Stop driving
...at night.
In a world without electricity, artificial lighting is going to be pretty lousy. Downtown areas will have gas lighting, but outside that core, there will be miles and miles of ordinary residential/light business districts that don't rate gaslights, but still don't want cars tearing through their neighborhoods at 30 mph in the dark.
And while headlights are achievable (though not all that great), taillights present a much harder problem. A light that small will be difficult, especially when it also needs to be more reliable than a headlight - you notice when a headlight goes out. So taillights may be impracticable, and cars would be pitch black aft.
Between the risk of overrunning an unmarked car ahead, and hitting pedestrians, "overdriving your headlights" would be serious business. Governments would impose draconian nighttime speed limits with stiff consequences for night speeding. So driving at night would be deathly slow, to the point of not being worth doing, except to "limp home" at a dreadful pace after an unexpected delay.
This would happen early in the evolution of automobiles, and stick.
Obviously, over the decades things would improve; roads would get better, those outer-urban and suburban neighborhoods would get gas lighting on their major trunk routes (e.g. In your town, all the numbered routes), and limited-access freeways would be built with more liberal nighttime speeds due to absolute prohibition of pedestrians. But that would only help after you get to the freeway. Until then, you're still plotzing along at 10-15 mph on the neighborhood and feeder routes that are 30-45 mph by day. It would be just too tedious. Nobody would have the nerves for it.
Except of course for commercial interests; trucks and buses, which are expensive machines with the best lighting money can buy, would own the night.

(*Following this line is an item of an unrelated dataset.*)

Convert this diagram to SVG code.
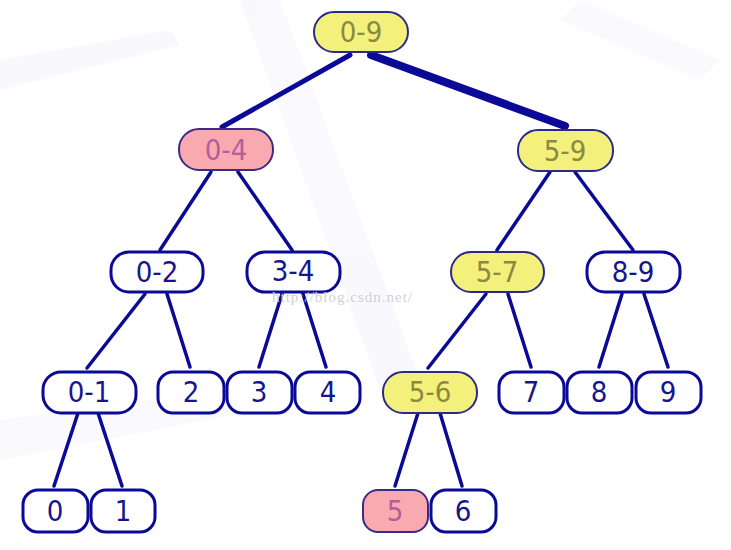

Trains and streetcars would also be tip-top. Even in our world, trains always had the best headlights available. In fact, this "ability to move at night" would slow the decline of rail transit. Fair chance the Interurbans are still around, providing swift travel on their limited-access right-of-ways (with a hiking-biking trail alongside to remove the temptation to walk down the tracks). If you were trapped downtown after dark, just as likely you'd leave your car downtown and take the interurban home. No electricity, yes; but the streetcars and interurbans would happen a bit later and have diesels.